The agencies built various structures to control drainage out of the site. But an environmental group, the Committee to Save the Mokelumne River, sued the agencies on grounds that their actions made them owners-operators of the mine and that therefore they must obtain discharge permits under Section 402 of the Clean Water Act.

The Ninth Circuit ruled that the two agencies are liable because the structures they built and operated "collected and channeled" polluted surface runoff containing acid mine drainage into a pollution control facility that is then discharged into navigable waters.

Also yesterday, the high court declined to review Tracy v. MCI, a case in which the Ohio Supreme Court sided with MCI Telecommunications Corp. in a dispute with the Ohio tax commissioner.
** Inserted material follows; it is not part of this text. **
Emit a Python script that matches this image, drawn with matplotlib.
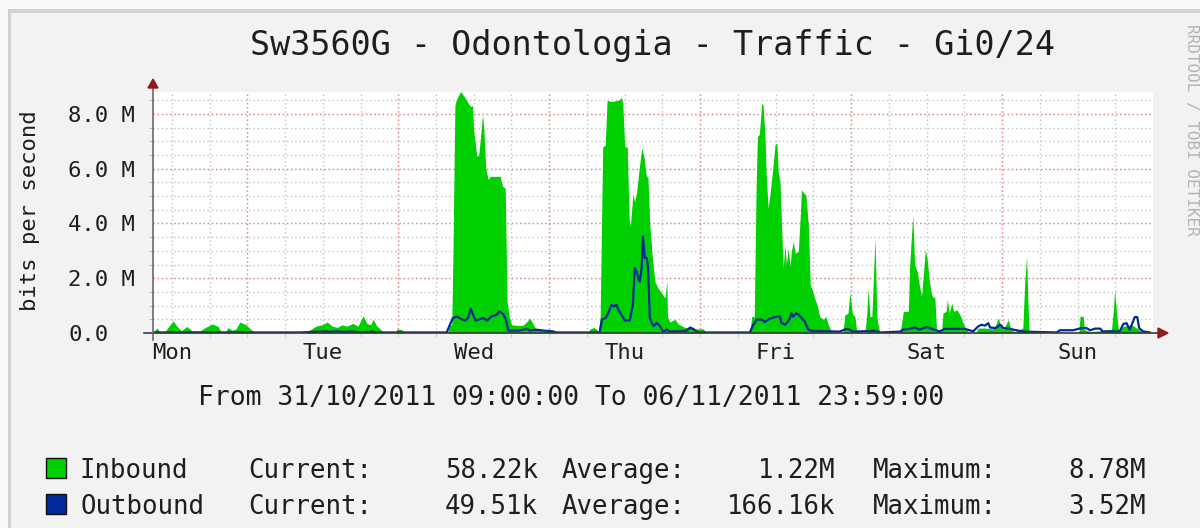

The lower court ruling, which will force the state to lower MCI's property tax rate, could cost Ohio $200 million in corporate tax refunds and interest, a sum that was collected at the local level and already spent, the state said.

MCI had complained that Ohio distinguished it from other public utilities for tax purposes but treated it similarly to the other utilities for regulatory purposes, thus denying the company equal protection under the Constitution.

The high court also refused to hear an appeal by Washington, D.C., of a lower court ruling on how the district taxes long-distance telephone companies. The case, Mayor Kelly v. Sprint, involved the district's extension in 1987 of its gross revenue tax covering local utilities to long-distance telephone companies, raising an estimated $18.5 million in potential annual revenue.

A group of 10 phone companies led by Sprint Communications Co. objected to the scheme, saying it was discriminatory. They were upheld by the U.S. Circuit Court of Appeals for the District of Columbia.

In another case, Tom Mistick & Sons Inc. v. Pennsylvania, the justices declined to review a deduction allowed by Pennsylvania for C corporations but not S corporations for federal income taxes in fixing the valuation of capital stock.

And in Schenley Press Inc. v. Maryland Comptroller, the high court let stand a Maryland sales and use tax exemption for daily and weekly newspapers that is not enjoyed by monthly newspapers.

In yesterday's oral argument, Justice Antonin Scalia told an attorney representing two railroad workers that he is "wrong" in arguing that the Port Authority Trans-Hudson Corp., also known as PATH, is not immune from suits in federal court.

Lawrence Katz of Bala Cynwyd, Pa., argued that because PATH, which is a subsidiary of the Port Authority of New York and New Jersey, does not pledge the credit of New York or New Jersey to back its debt or rely on the treasuries of the two states to pay any judgments, it is not a state arm or agency.

Katz represents Albert Hess and Charles Walsh, two railroad employees who sued PATH in federal court on grounds that injuries they received were due to PATH's negligence.

Because the states are not liable for the port authority's revenues or judgments, neither it nor PATH is entitled to sovereign immunity as are the underlying states under the Constitution's 11th Amendment, Katz said.

The New York-New Jersey compact that formed the port authority in 1921 does not show that the states intended for such immunity to exist, and one state cannot act without the other in actions affecting the authority, he said.

But Scalia said "two sovereigns are better than one" in analyzing sovereign immunity. "Why does the fact that two sovereigns are involved eliminate sovereign immunity" for PATH, he asked.

Sovereign immunity depends on the functions that an entity performs, Scalia said. "We would like to see what the function was," agreed Justice Anthony Kennedy.

Welsh said the bistate legislation that created PATH in 1961 established a public purpose for PATH by having it run a public transit system, and it therefore merits the sovereign immunity to which the port authority is entitled as an arm of New York and New Jersey.

The legal and political control of the port authority, and not just its impact on the state treasuries, provides grounds for sovereign immunity of the authority and PATH, Welsh said. In any case, the financial ties between the authority and PATH and the two states is "close," he said. For example, the authority's Surplus revenues are used to support various state projects, he said, although both states must approve the specific uses.